**REQUIRED WORK:**
Do not repeat pictures. Repeat exactly the lines of the listing below from its first line through the line with "bh = ax.barh(y".

>> begin DATA

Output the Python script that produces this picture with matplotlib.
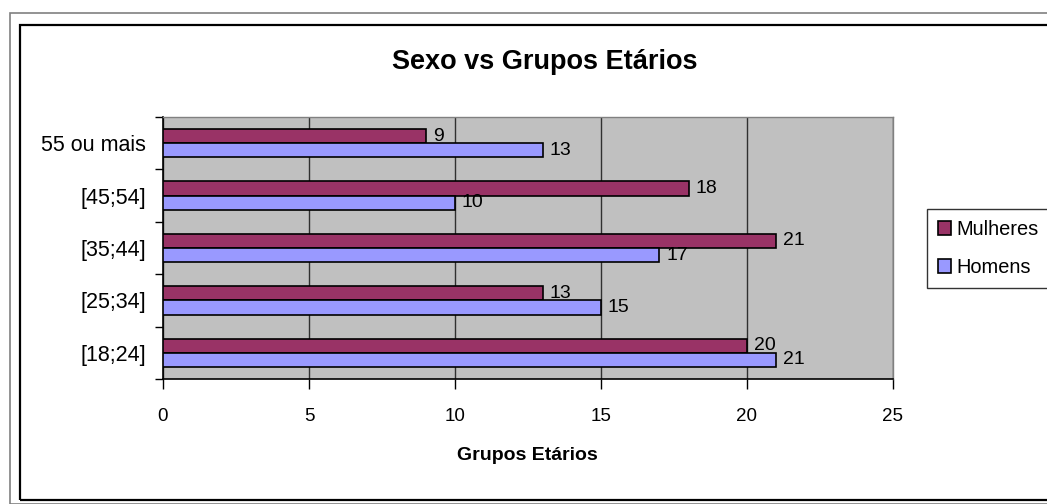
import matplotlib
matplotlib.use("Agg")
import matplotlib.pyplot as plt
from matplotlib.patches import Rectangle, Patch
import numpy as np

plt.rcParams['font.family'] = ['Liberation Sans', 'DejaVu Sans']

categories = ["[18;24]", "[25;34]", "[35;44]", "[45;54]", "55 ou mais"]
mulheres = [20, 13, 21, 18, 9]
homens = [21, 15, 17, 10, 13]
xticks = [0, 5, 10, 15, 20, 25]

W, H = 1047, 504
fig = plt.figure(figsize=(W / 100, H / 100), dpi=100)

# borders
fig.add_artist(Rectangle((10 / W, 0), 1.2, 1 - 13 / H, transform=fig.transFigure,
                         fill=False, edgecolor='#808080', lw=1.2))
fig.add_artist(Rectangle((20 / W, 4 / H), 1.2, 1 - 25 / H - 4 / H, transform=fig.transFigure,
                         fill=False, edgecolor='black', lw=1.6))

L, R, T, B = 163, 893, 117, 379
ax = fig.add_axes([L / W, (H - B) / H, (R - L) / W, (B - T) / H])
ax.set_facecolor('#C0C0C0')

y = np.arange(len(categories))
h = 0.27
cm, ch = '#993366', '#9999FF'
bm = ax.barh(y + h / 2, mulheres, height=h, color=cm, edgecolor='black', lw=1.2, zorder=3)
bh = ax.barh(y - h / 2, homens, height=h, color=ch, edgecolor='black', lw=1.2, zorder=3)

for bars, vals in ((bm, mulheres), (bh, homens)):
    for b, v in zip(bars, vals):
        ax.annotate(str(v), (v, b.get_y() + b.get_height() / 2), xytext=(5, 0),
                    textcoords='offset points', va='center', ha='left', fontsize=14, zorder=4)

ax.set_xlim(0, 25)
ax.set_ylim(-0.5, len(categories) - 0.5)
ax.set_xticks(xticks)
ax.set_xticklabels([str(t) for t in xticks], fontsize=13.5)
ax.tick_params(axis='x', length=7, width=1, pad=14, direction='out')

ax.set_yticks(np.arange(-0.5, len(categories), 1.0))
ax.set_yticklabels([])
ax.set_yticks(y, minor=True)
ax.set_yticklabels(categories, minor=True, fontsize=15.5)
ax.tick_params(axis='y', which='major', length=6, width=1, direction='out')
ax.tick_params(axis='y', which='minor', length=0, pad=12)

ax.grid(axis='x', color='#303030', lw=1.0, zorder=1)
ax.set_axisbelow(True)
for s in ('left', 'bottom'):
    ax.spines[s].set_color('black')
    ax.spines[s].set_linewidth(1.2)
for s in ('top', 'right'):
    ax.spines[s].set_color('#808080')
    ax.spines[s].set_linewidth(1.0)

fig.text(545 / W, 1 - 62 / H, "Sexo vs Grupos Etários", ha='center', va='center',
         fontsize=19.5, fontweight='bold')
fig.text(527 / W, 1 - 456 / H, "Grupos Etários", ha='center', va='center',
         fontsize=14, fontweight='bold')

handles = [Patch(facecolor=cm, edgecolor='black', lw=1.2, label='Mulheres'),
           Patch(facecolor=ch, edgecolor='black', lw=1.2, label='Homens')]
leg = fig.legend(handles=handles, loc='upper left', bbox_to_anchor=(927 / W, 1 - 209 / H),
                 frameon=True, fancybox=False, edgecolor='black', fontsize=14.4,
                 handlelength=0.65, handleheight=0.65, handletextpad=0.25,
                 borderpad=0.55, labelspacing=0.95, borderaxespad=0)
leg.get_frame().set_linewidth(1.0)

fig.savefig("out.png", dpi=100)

>> end DATA

**PROBLEM SOLUTION:**
Output the Python script that produces this picture with matplotlib.
import matplotlib
matplotlib.use("Agg")
import matplotlib.pyplot as plt
from matplotlib.patches import Rectangle, Patch
import numpy as np

plt.rcParams['font.family'] = ['Liberation Sans', 'DejaVu Sans']

categories = ["[18;24]", "[25;34]", "[35;44]", "[45;54]", "55 ou mais"]
mulheres = [20, 13, 21, 18, 9]
homens = [21, 15, 17, 10, 13]
xticks = [0, 5, 10, 15, 20, 25]

W, H = 1047, 504
fig = plt.figure(figsize=(W / 100, H / 100), dpi=100)

# borders
fig.add_artist(Rectangle((10 / W, 0), 1.2, 1 - 13 / H, transform=fig.transFigure,
                         fill=False, edgecolor='#808080', lw=1.2))
fig.add_artist(Rectangle((20 / W, 4 / H), 1.2, 1 - 25 / H - 4 / H, transform=fig.transFigure,
                         fill=False, edgecolor='black', lw=1.6))

L, R, T, B = 163, 893, 117, 379
ax = fig.add_axes([L / W, (H - B) / H, (R - L) / W, (B - T) / H])
ax.set_facecolor('#C0C0C0')

y = np.arange(len(categories))
h = 0.27
cm, ch = '#993366', '#9999FF'
bm = ax.barh(y + h / 2, mulheres, height=h, color=cm, edgecolor='black', lw=1.2, zorder=3)
bh = ax.barh(y - h / 2, homens, height=h, color=ch, edgecolor='black', lw=1.2, zorder=3)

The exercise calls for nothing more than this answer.